Pompeo didn’t say who was responsible for the Aug. 7 assassination of Abdullah Ahmed Abdullah, also known as Abu Muhammad al-Masri, though the New York Times reported in November that Israeli agents carried out the job at the behest of the U.S. He was on the FBI’s Most Wanted Terrorist list and had been indicted over U.S. embassy bombings in Kenya and Tanzania in 1998.
The top U.S. diplomat disclosed Abdullah’s death at the start of a speech that was intended to ratchet up even more pressure on Iran as the Trump administration winds down, and to make it harder for the incoming Biden administration to re-enter a nuclear deal with the country’s leaders.
“Al-Qaeda has a new home base: it is the Islamic Republic of Iran,” Pompeo said on Tuesday. “We ignore this Iran-Al Qaeda nexus at our own peril.”

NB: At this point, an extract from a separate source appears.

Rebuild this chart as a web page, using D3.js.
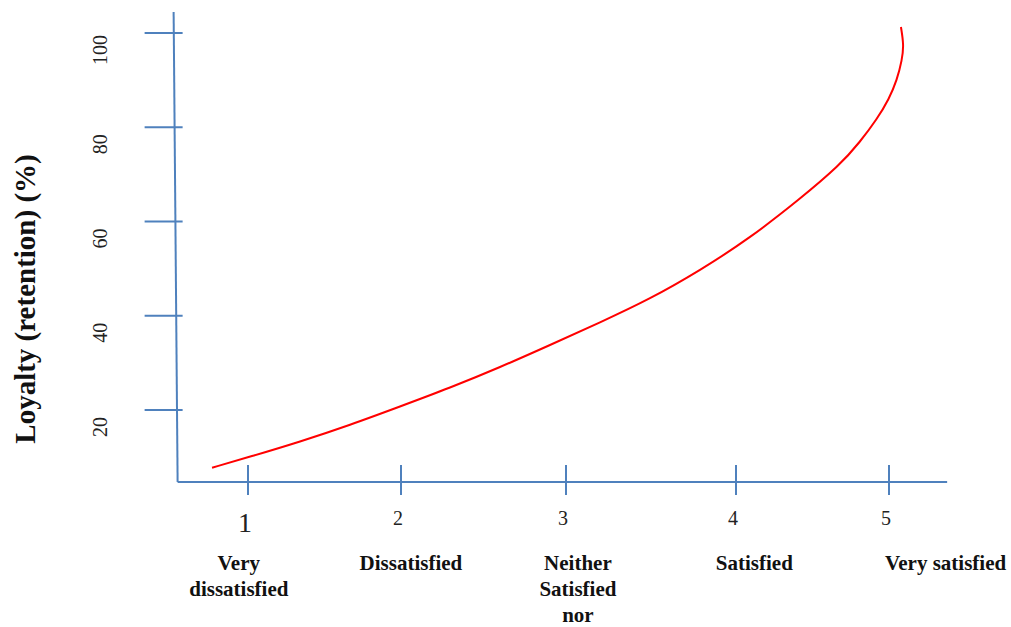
<!DOCTYPE html>
<html><head><meta charset="utf-8">
<script src="https://cdn.jsdelivr.net/npm/d3@7"></script>
<style>html,body{margin:0;padding:0;background:#fff;}svg{display:block;}</style>
</head><body>
<svg id="chart" width="1011" height="627"></svg>
<script>
// ---- data ----
const xTickValues = [1, 2, 3, 4, 5];
const xTickLabels = ["1", "2", "3", "4", "5"];
const categories = [["Very", "dissatisfied"], ["Dissatisfied"], ["Neither", "Satisfied", "nor"], ["Satisfied"], ["Very satisfied"]];
const categoryAt = [0.94, 2.06, 3.07, 4.12, 5.37];
const yTickValues = [20, 40, 60, 80, 100];
const yTitle = "Loyalty (retention) (%)";
const curveX = [0.765, 1.013, 1.340, 1.667, 1.993, 2.297, 2.600, 2.903, 3.200, 3.494, 3.788, 4.092, 4.418, 4.680, 4.810, 4.922, 5.000, 5.052, 5.085, 5.097, 5.078];
const curveY = [7.76, 10.09, 13.27, 16.82, 20.74, 24.71, 29.06, 33.79, 38.57, 43.55, 49.60, 56.50, 64.77, 71.99, 76.87, 81.75, 85.99, 90.03, 94.27, 97.45, 101.27];
const xAxisExtent = [0.54, 5.38];
const yAxisExtent = [4.72, 104.46];

// ---- scales ----
const x = d3.scaleLinear().domain(xTickValues).range([248, 401, 566, 736, 889]);
const y = d3.scaleLinear().domain([20, 100]).range([410, 33]);

const svg = d3.select("#chart");
const blue = "#4f81bd";
const serif = "Liberation Serif, Times New Roman, serif";

// x axis line
svg.append("line")
  .attr("x1", x(xAxisExtent[0])).attr("x2", x(xAxisExtent[1]))
  .attr("y1", y(yAxisExtent[0])).attr("y2", y(yAxisExtent[0]))
  .attr("stroke", blue).attr("stroke-width", 2);
// y axis line (slightly slanted as in original)
svg.append("line")
  .attr("x1", x(xAxisExtent[0]) - 4).attr("x2", x(xAxisExtent[0]))
  .attr("y1", y(yAxisExtent[1])).attr("y2", y(yAxisExtent[0]))
  .attr("stroke", blue).attr("stroke-width", 2);

// x ticks
svg.selectAll(".xt").data(xTickValues).enter().append("line")
  .attr("x1", d => x(d)).attr("x2", d => x(d))
  .attr("y1", y(yAxisExtent[0]) - 17).attr("y2", y(yAxisExtent[0]) + 13)
  .attr("stroke", blue).attr("stroke-width", 2);
// y ticks
svg.selectAll(".yt").data(yTickValues).enter().append("line")
  .attr("x1", x(xAxisExtent[0]) - 33).attr("x2", x(xAxisExtent[0]) + 5)
  .attr("y1", d => y(d)).attr("y2", d => y(d))
  .attr("stroke", blue).attr("stroke-width", 2);

// x tick labels
svg.selectAll(".xl").data(xTickValues).enter().append("text")
  .attr("x", d => x(d) - 3)
  .attr("y", (d, i) => i === 0 ? 532 : 525)
  .attr("text-anchor", "middle")
  .attr("font-family", serif)
  .attr("font-size", (d, i) => i === 0 ? 28 : 20)
  .attr("fill", "#222")
  .text((d, i) => xTickLabels[i]);

// y tick labels (rotated)
svg.selectAll(".yl").data(yTickValues).enter().append("text")
  .attr("transform", d => `translate(107,${y(d) + 17}) rotate(-90)`)
  .attr("text-anchor", "middle")
  .attr("font-family", serif)
  .attr("font-size", 20)
  .attr("fill", "#222")
  .text(d => d);

// category labels
categories.forEach((lines, i) => {
  const t = svg.append("text")
    .attr("text-anchor", "middle")
    .attr("font-family", serif)
    .attr("font-weight", "bold")
    .attr("font-size", 21)
    .attr("fill", "#111");
  lines.forEach((ln, j) => {
    t.append("tspan").attr("x", x(categoryAt[i])).attr("y", 570 + j * 26).text(ln);
  });
});

// y title
svg.append("text")
  .attr("transform", `translate(35,${(y(yAxisExtent[0]) + y(yAxisExtent[1])) / 2 + 52}) rotate(-90)`)
  .attr("text-anchor", "middle")
  .attr("font-family", serif)
  .attr("font-weight", "bold")
  .attr("font-size", 29)
  .attr("fill", "#111")
  .text(yTitle);

// curve
const pts = curveX.map((v, i) => [v, curveY[i]]);
svg.append("path")
  .attr("d", d3.line().x(d => x(d[0])).y(d => y(d[1])).curve(d3.curveBasis)(pts))
  .attr("fill", "none").attr("stroke", "#ff0000").attr("stroke-width", 2);
</script>
</body></html>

Pompeo said he was publicly disclosing other information for the first time to show that the U.S. now believes Iran, which once closely monitored al-Qaeda operatives in the country, is giving them more freedom of movement and allowing it to establish an operational headquarters. He said that’s given the group new time and resources to fundraise and plot new attacks.
“Al-Qaeda now has time, because they’re inside Iran they have money,” Pompeo said. “They now have new tools for terror.”